As scientists discovered endogenous retroviruses in other species, they naturally wondered about
our own DNA. After all, we suffer infections from many retroviruses. Virologists tried coaxing
endogenous retroviruses out of human cells without any luck. But when they scanned the human
genome, they found many segments of DNA that bore a striking resemblance to retroviruses. Many of
those segments resembled retrovirus-like segments in apes and monkeys, suggesting that they had
infected our ancestors thirty million years ago or more. But some of the retrovirus-like segments in
the human genome had no counterparts in any other species. It was possible that the segments unique
to humans started out as retroviruses that infected our ancestors a million years ago.
To test this idea, Thierry Heidmann, a researcher at the Gustave Roussy Institute in Villejuif,
France, tried to bring a human endogenous retrovirus back to life. Searching through the genomes of
different people, he and his colleagues found slightly different versions of one retrovirus-like
segment. These differences presumably arose after a retrovirus became trapped in the genomes of
ancient humans. In their descendants, mutations struck different parts of the virus’s DNA.
Heidmann and his colleagues compared the variants of the virus-like sequence. It was as if they
found four copies of a play by Shakespeare, each transcribed by a slightly careless clerk. Each clerk
might make his own set of mistakes. Each copy might have a different version of the same word—say,
wheregore, sherefore, whorefore, wherefrom. By comparing all four versions, an historian could
figure out that the original word was wherefore.
Using this method, Heidmann and his fellow scientists were able to use the mutated versions in
living humans to determine the original sequence of the DNA. They then synthesized a piece of DNA
with a matching sequence and insert it into human cells they reared in a culture dish. Some of the cells
produced new viruses that could infect other cells. In other words, the original sequence of the DNA
had been a living, functioning virus. In 2006, Heidmann named the virus Phoenix, for the mythical
bird that rose from its own ashes.
Retroviruses are a major threat to human health when they’re free-living, but even after they
become endogenous they remain dangerous. Mutations can give them back the ability to make full-
blown viruses that can escape and cause new infections and even cause cancer. Endogenous
retroviruses that can only insert new copies of their DNA into their host genome are dangerous as
well, because they can cause genes that are shut down to switch on at the wrong times. The threat
from endogenous retroviruses is so great, in fact, that our ancestors evolved weapons that exist only
to keep these viruses from spreading.
Paul Bieniasz, a virologist at Rockefeller University, discovered two of these weapons in 2007 by
reviving an endogenous retrovirus, as Hiedmann’s team had revived Phoenix the year before.

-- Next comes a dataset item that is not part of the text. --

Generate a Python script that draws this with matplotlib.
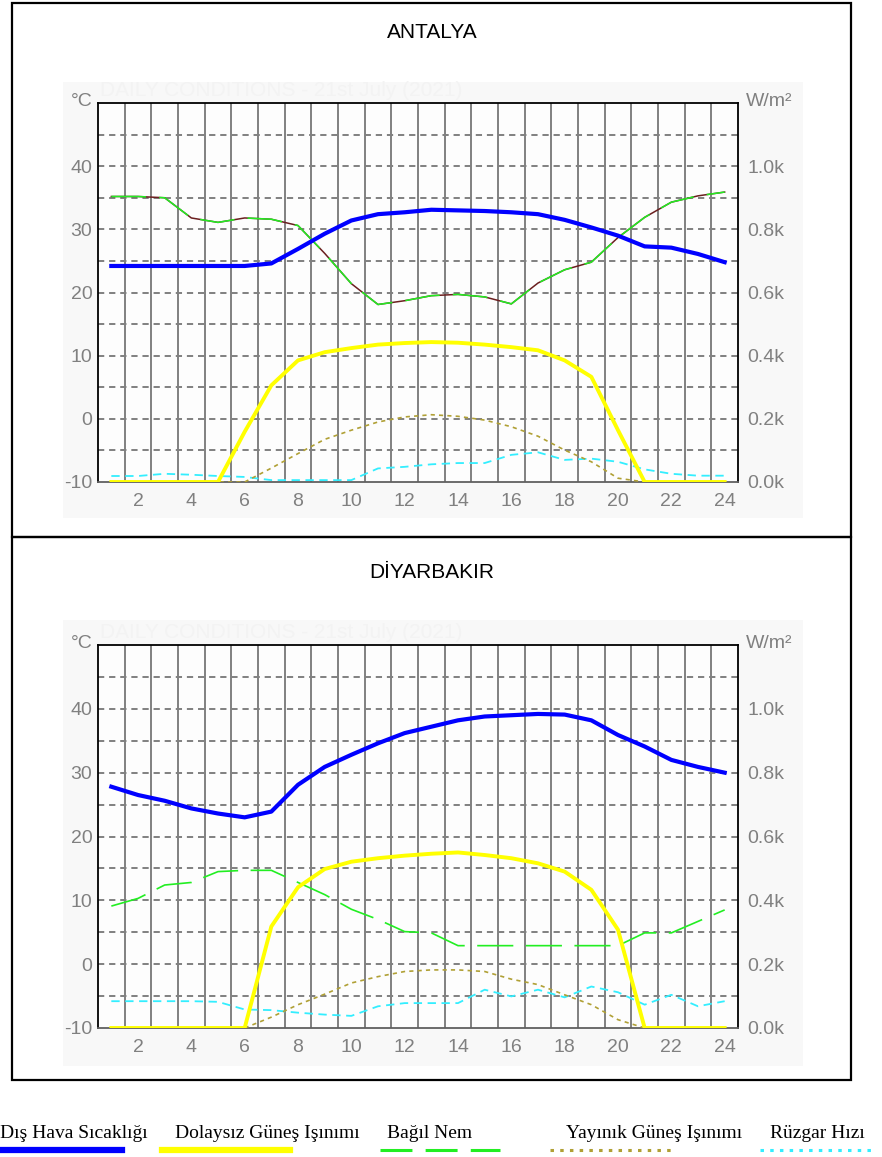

Bieniasz dubbed his resurrected virus HERV-K[con]. When he infected human cells with it, he found
that the cells could fight the virus using two proteins called APOBEC 3. Bieniasz’s experiments
suggest that APOBEC 3 homes in on endogenous retroviruses as they are making new copies of
themselves destined to be inserted back into the host’s genome. The protein upsets the gene-copying
process so that the new copies of the viruses pick up extra mutations. The extra mutations act like a
hail of bullets. Some of them don’t cause any harm, but if one of them hits a vital spot in the virus’s
DNA, it can cripple the virus so that it can no longer reproduce.